Each day, higher education as a whole is becoming increasingly politicized. Over the past few years, the U.S. government has become a hostile environment for corporate business, with some large companies leaving the country and others restructuring into S corporations or partnerships, both of which have lower tax rates and fewer regulations. Many public companies are flocking to privatization - and for-profit colleges or higher education institutions are doing the same.

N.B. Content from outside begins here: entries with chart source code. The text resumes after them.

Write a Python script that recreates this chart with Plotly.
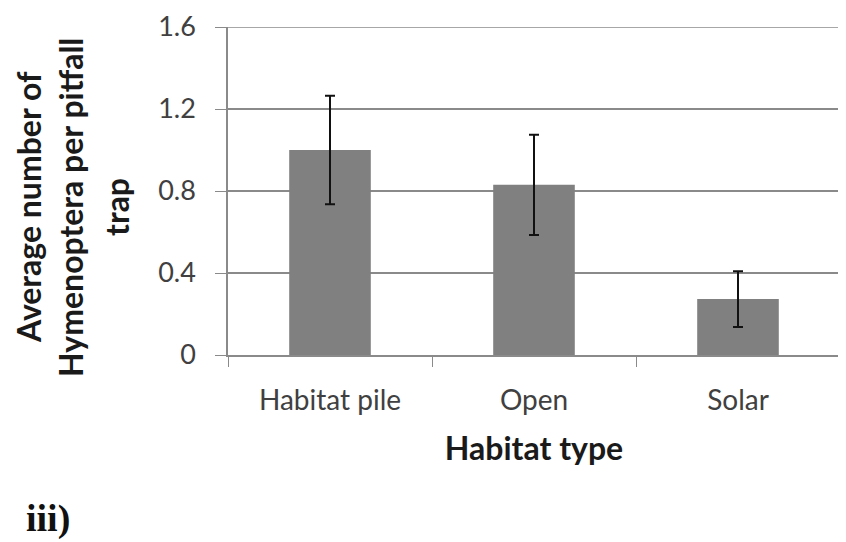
import plotly.graph_objects as go

# data
habitats = ["Habitat pile", "Open", "Solar"]
mean_counts = [1.0, 0.83, 0.273]
error_sizes = [0.265, 0.245, 0.136]
y_ticks = [0, 0.4, 0.8, 1.2, 1.6]
y_tick_labels = ["0", "0.4", "0.8", "1.2", "1.6"]
y_title_lines = ["Average number of", "Hymenoptera per pitfall", "trap"]

font_family = "Lato, Open Sans, sans-serif"
W, H = 846, 542
# the page body adds an 8px margin, so work in screen pixels minus that
OFF = 8
L, R, T, B = 228 - OFF, 6 + OFF, 27 - OFF, 187 + OFF


def paper_x(px):
    return (px - OFF - L) / (W - L - R)


def paper_y(py):
    return (H - B - (py - OFF)) / (H - T - B)


fig = go.Figure()
fig.add_trace(go.Bar(
    x=habitats,
    y=mean_counts,
    width=0.4,
    marker=dict(color="#808080", line=dict(width=0)),
    error_y=dict(type="data", array=error_sizes, visible=True,
                 color="#111111", thickness=2, width=5),
))

fig.update_layout(
    width=W, height=H,
    margin=dict(l=L, r=R, t=T, b=B),
    paper_bgcolor="white", plot_bgcolor="white",
    showlegend=False,
    font=dict(family=font_family, color="#404040"),
    xaxis=dict(
        automargin=False,
        showline=True, linecolor="#8a8a8a", linewidth=1.5,
        ticks="outside", tickson="boundaries", ticklen=10, tickcolor="#8a8a8a",
        tickfont=dict(size=28, color="#404040"), ticklabelstandoff=20,
        showgrid=False,
        title=dict(text="<b>Habitat type</b>", font=dict(size=32, color="#1a1a1a"), standoff=22),
    ),
    yaxis=dict(
        automargin=False,
        range=[0, 1.6], tickvals=y_ticks, ticktext=y_tick_labels,
        showline=True, linecolor="#8a8a8a", linewidth=1.5,
        ticks="outside", ticklen=11, tickcolor="#8a8a8a",
        tickfont=dict(size=27, color="#404040"), ticklabelstandoff=14,
        showgrid=True, gridcolor="#8a8a8a", gridwidth=1.5,
        zeroline=False,
    ),
)

# gridline at the top of the range
fig.add_hline(y=1.6, line=dict(color="#8a8a8a", width=1.5))

# y title: three rotated, centred lines
for line, px in zip(y_title_lines, [28, 70, 116]):
    fig.add_annotation(
        text="<b>%s</b>" % line,
        xref="paper", yref="paper", x=paper_x(px), y=paper_y(207),
        xanchor="center", yanchor="middle", textangle=-90, showarrow=False,
        font=dict(size=32, color="#1a1a1a", family=font_family),
    )

fig.add_annotation(
    text="<b>iii)</b>", xref="paper", yref="paper", x=paper_x(24), y=paper_y(518),
    xanchor="left", yanchor="middle", showarrow=False,
    font=dict(size=38, color="#111111", family="Liberation Serif, serif"),
)

fig.write_html("out.html")
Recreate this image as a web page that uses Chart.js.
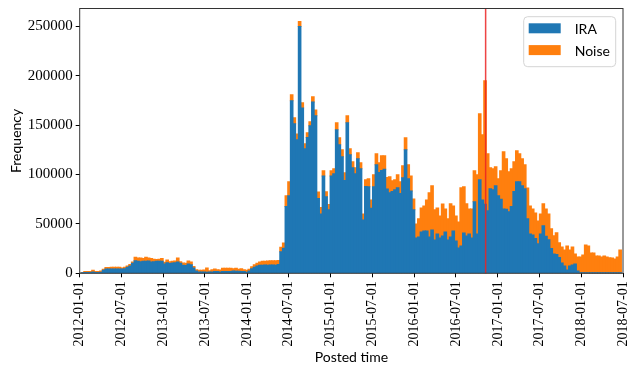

Apollo, the owner and operator of the University of Phoenix, is the latest and largest for-profit higher education provider to move to private ownership. Following many attacks that have caused a declining enrollment, Apollo leadership found itself with one option - to sell Apollo to Vistria Group, a company headed by Tony Miller, former deputy education secretary in the Obama administration, and Martin Nesbitt, a purported friend of Obama. While there has been not even a whiff of impropriety, the move is enough to make raise questions. One expectation for the company is that, under the leadership of friends of the current administration, the new business will be allowed to grow with less regulation.
The recent sale to Vistria Group has required the approval of the U.S. Department of Education, which has grown in power under the current administration. The department recently formed a Student Aid Enforcement Unit that, under the guise of protecting students and taxpayers, will attack misleading marketing, with for-profit schools being the most likely targets of these attacks.
Over the past few years, the targeting of for-profit educational institutions has decimated billions of dollars in market capitalization and forced operators like Corinthian Colleges to file for bankruptcy. When Corinthian Colleges closed U.S. operations in May 2015, 16,000 students and employees were directly affected.
The administration is not entirely wrong about the existence of deceptive marketing schemes - but this is the reality among both for-profit and not-for-profit colleges. By selectively targeting for-profit institutions, these colleges will continue to see out new ways to escape and hide from the increasing scrutiny of public regulation.
As for-profit colleges and other companies make drastic moves to privatize and get away from the government's strict rules, they do have hope in the fact that a new administration that may be more supportive of free enterprise and less regulatory will soon be taking office.